## Short task
Set down all of the data that follows word for word, without the images.

START Data provided

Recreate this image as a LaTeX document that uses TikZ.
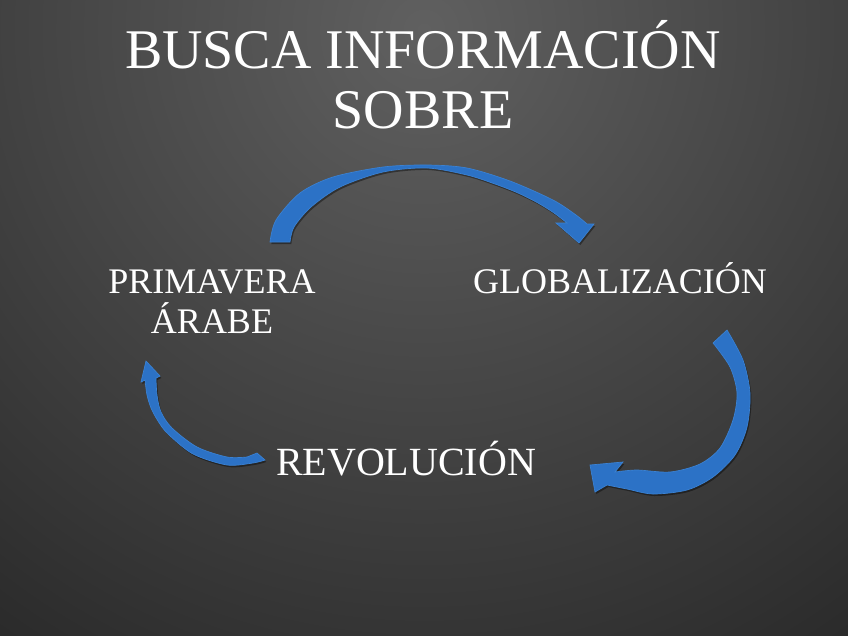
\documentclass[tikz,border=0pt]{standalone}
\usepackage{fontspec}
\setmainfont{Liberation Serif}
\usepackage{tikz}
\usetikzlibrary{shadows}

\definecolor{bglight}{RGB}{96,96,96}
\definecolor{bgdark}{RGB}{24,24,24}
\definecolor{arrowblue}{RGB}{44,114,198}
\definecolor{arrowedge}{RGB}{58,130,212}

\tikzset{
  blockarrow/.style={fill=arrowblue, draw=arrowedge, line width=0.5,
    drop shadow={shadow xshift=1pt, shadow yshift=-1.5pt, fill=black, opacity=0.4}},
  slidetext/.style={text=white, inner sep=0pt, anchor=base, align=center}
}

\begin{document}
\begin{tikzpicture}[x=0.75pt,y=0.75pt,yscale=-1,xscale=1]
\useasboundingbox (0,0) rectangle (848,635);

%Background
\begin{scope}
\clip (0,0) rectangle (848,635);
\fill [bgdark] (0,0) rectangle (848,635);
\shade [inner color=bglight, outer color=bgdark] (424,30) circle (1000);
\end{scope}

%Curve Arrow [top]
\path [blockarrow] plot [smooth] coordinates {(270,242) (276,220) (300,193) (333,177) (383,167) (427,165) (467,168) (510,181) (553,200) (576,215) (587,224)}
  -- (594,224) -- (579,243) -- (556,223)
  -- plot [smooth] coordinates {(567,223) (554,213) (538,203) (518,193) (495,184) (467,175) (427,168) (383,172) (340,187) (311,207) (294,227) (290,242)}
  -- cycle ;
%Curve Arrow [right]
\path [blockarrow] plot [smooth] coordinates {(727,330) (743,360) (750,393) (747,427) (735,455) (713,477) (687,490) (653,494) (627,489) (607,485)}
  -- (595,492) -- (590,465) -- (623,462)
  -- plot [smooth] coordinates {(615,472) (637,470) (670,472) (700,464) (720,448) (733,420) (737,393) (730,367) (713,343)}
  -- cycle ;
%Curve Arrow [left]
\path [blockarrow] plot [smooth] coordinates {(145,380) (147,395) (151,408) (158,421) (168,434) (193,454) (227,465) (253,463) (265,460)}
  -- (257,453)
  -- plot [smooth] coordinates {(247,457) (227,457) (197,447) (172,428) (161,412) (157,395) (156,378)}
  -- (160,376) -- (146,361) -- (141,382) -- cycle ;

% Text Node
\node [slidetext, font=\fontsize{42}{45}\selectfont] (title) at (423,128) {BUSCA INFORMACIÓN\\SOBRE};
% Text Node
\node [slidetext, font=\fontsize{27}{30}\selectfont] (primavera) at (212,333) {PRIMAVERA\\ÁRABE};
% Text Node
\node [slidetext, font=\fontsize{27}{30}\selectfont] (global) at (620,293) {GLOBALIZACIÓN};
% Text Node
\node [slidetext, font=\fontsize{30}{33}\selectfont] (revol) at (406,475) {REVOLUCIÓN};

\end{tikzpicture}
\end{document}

END Data provided

## Solution to this exercise
Recreate this image as a LaTeX document that uses TikZ.
\documentclass[tikz,border=0pt]{standalone}
\usepackage{fontspec}
\setmainfont{Liberation Serif}
\usepackage{tikz}
\usetikzlibrary{shadows}

\definecolor{bglight}{RGB}{96,96,96}
\definecolor{bgdark}{RGB}{24,24,24}
\definecolor{arrowblue}{RGB}{44,114,198}
\definecolor{arrowedge}{RGB}{58,130,212}

\tikzset{
  blockarrow/.style={fill=arrowblue, draw=arrowedge, line width=0.5,
    drop shadow={shadow xshift=1pt, shadow yshift=-1.5pt, fill=black, opacity=0.4}},
  slidetext/.style={text=white, inner sep=0pt, anchor=base, align=center}
}

\begin{document}
\begin{tikzpicture}[x=0.75pt,y=0.75pt,yscale=-1,xscale=1]
\useasboundingbox (0,0) rectangle (848,635);

%Background
\begin{scope}
\clip (0,0) rectangle (848,635);
\fill [bgdark] (0,0) rectangle (848,635);
\shade [inner color=bglight, outer color=bgdark] (424,30) circle (1000);
\end{scope}

%Curve Arrow [top]
\path [blockarrow] plot [smooth] coordinates {(270,242) (276,220) (300,193) (333,177) (383,167) (427,165) (467,168) (510,181) (553,200) (576,215) (587,224)}
  -- (594,224) -- (579,243) -- (556,223)
  -- plot [smooth] coordinates {(567,223) (554,213) (538,203) (518,193) (495,184) (467,175) (427,168) (383,172) (340,187) (311,207) (294,227) (290,242)}
  -- cycle ;
%Curve Arrow [right]
\path [blockarrow] plot [smooth] coordinates {(727,330) (743,360) (750,393) (747,427) (735,455) (713,477) (687,490) (653,494) (627,489) (607,485)}
  -- (595,492) -- (590,465) -- (623,462)
  -- plot [smooth] coordinates {(615,472) (637,470) (670,472) (700,464) (720,448) (733,420) (737,393) (730,367) (713,343)}
  -- cycle ;
%Curve Arrow [left]
\path [blockarrow] plot [smooth] coordinates {(145,380) (147,395) (151,408) (158,421) (168,434) (193,454) (227,465) (253,463) (265,460)}
  -- (257,453)
  -- plot [smooth] coordinates {(247,457) (227,457) (197,447) (172,428) (161,412) (157,395) (156,378)}
  -- (160,376) -- (146,361) -- (141,382) -- cycle ;

% Text Node
\node [slidetext, font=\fontsize{42}{45}\selectfont] (title) at (423,128) {BUSCA INFORMACIÓN\\SOBRE};
% Text Node
\node [slidetext, font=\fontsize{27}{30}\selectfont] (primavera) at (212,333) {PRIMAVERA\\ÁRABE};
% Text Node
\node [slidetext, font=\fontsize{27}{30}\selectfont] (global) at (620,293) {GLOBALIZACIÓN};
% Text Node
\node [slidetext, font=\fontsize{30}{33}\selectfont] (revol) at (406,475) {REVOLUCIÓN};

\end{tikzpicture}
\end{document}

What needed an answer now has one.